In a joint statement, France and Czechia noted that the other Member States agree that the Hague Service Convention falls under EU exclusive external competence, pursuant to Article 3(2) TFEU, but argued, for their part, that, “since the provisions of the Hague Convention on service do not apply in relations between Member States but only when a third State is involved, the possibility of affecting or modifying the common EU rules is doubtful”.
France and Czechia did not intend to prevent the Council from adopting an EU-wide approach to the accession of Singapore, but stressed they would not consider such a decision “as a precedent for any other accessions to the Hague Service Convention and other measures of the European Union that aim to regulate comparable subject matters, where exclusive external competence of the European Union could play a role but has not been agreed upon by the Member States”.

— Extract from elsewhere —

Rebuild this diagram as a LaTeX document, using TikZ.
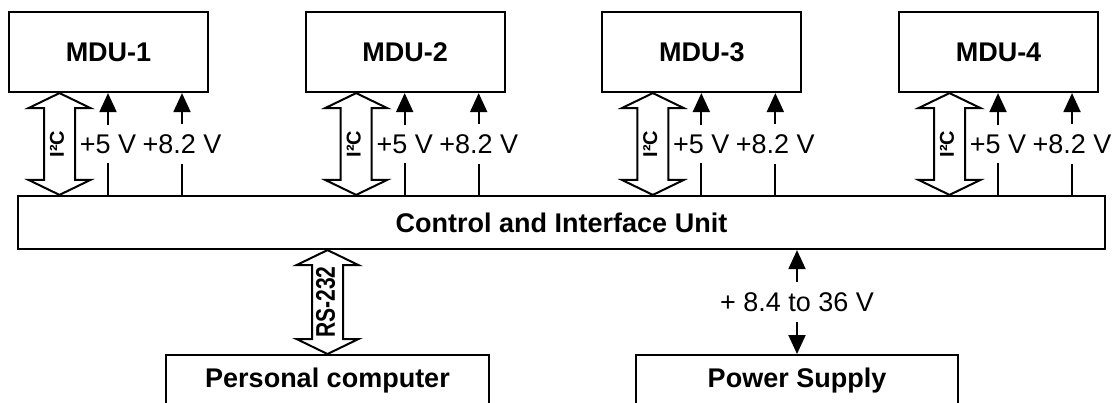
\documentclass[tikz,border=0pt]{standalone}
\usepackage{fontspec}
\usepackage{graphicx}
\setmainfont{Liberation Sans}
\usetikzlibrary{arrows.meta,calc}
\newcommand{\dblarrow}[3]{%
  \draw[hollowarrow] (#1) -- ($(#1)+(31,#3)$) -- ($(#1)+(15.5,#3)$) -- ($(#2)+(15.5,-#3)$) -- ($(#2)+(31,-#3)$) -- (#2) -- ($(#2)+(-31,-#3)$) -- ($(#2)+(-15.5,-#3)$) -- ($(#1)+(-15.5,#3)$) -- ($(#1)+(-31,#3)$) -- cycle;}
\begin{document}
\begin{tikzpicture}[x=1pt,y=-1pt,
  box/.style={draw, line width=2.2pt, rectangle, inner sep=0pt, font=\bfseries\fontsize{27}{32}\selectfont},
  openbox/.style={box, anchor=north, text height=19.3pt, text depth=50pt, inner ysep=13pt},
  hollowarrow/.style={draw, line width=2pt, fill=white, line join=miter},
  varrow/.style={line width=2pt, -{Triangle[width=17pt,length=19pt]}},
  parrow/.style={line width=2pt, {Triangle[width=17pt,length=19pt]}-{Triangle[width=17pt,length=19pt]}},
  vlabel/.style={fill=white, inner xsep=0pt, inner ysep=10pt, font=\fontsize{27}{32}\selectfont},
  buslabel/.style={rotate=90, inner sep=0pt, font=\bfseries\fontsize{20}{24}\selectfont}]
\useasboundingbox (0,0) rectangle (1113,403);
\fill[white] (0,0) rectangle (1113,403);
\clip (0,0) rectangle (1113,403);

% units
\foreach \i in {1,...,4} {
  \node[box, minimum width=199pt, minimum height=80pt] (mdu\i) at ({108.5+296.67*(\i-1)},52) {MDU-\i};
}
\node[box, minimum width=1087pt, minimum height=53pt] (cu) at (561.5,222.5) {Control and Interface Unit};
\node[openbox, minimum width=323pt] (pc) at (327.5,354) {Personal computer};
\node[openbox, minimum width=322pt] (ps) at (797,354) {Power Supply};

% MDU connections
\foreach \i in {1,...,4} {
  \coordinate (iT\i) at ($(mdu\i.south)+(-49,0)$);
  \coordinate (iB\i) at (iT\i |- cu.north);
  \dblarrow{iT\i}{iB\i}{15}
  \node[buslabel] (i2c\i) at ($(iT\i)!0.5!(iB\i)+(-2.5,0)$) {I²C};
  \coordinate (vA\i) at ($(mdu\i.south)+(-0.5,0)$);
  \coordinate (vB\i) at ($(mdu\i.south)+(73.5,0)$);
  \draw[varrow] (vA\i |- cu.north) -- node[vlabel] {+5 V} (vA\i);
  \draw[varrow] (vB\i |- cu.north) -- node[vlabel] {+8.2 V} (vB\i);
}

% RS-232
\coordinate (rsT) at (cu.south -| pc.north);
\coordinate (rsB) at (pc.north);
\dblarrow{rsT}{rsB}{15}
\node[rotate=90, inner sep=0pt, font=\bfseries\fontsize{27}{32}\selectfont] (rs) at ($(rsT)!0.5!(rsB)+(-2,0)$) {\scalebox{0.78}[1]{RS-232}};

% Power
\draw[parrow] (ps.north) -- node[vlabel] {+ 8.4 to 36 V} (cu.south -| ps.north);
\end{tikzpicture}
\end{document}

On 13 October 2023, Coreper issued a recommendation to approve the line to be taken regarding the accession of Singapore (the recommendation being that no objection should be raised), while acknowledging that the recommendation “is without prejudice to the procedure to be followed in the future to establish the European Union’s position concerning the accession of third States to such Hague Conventions which have the same accession mechanism as the 1965 Hague Convention”.
The issue, it is believed, may resurface, in particular, with respect to the Hague Convention of 18 March 1970 on the taking of evidence abroad in civil or commercial matters. The latter Convention, too, has special rules on the acceptance of accessions (Article 39), although their design and practical implications depart from the corresponding provisions of the Hague Service Convention.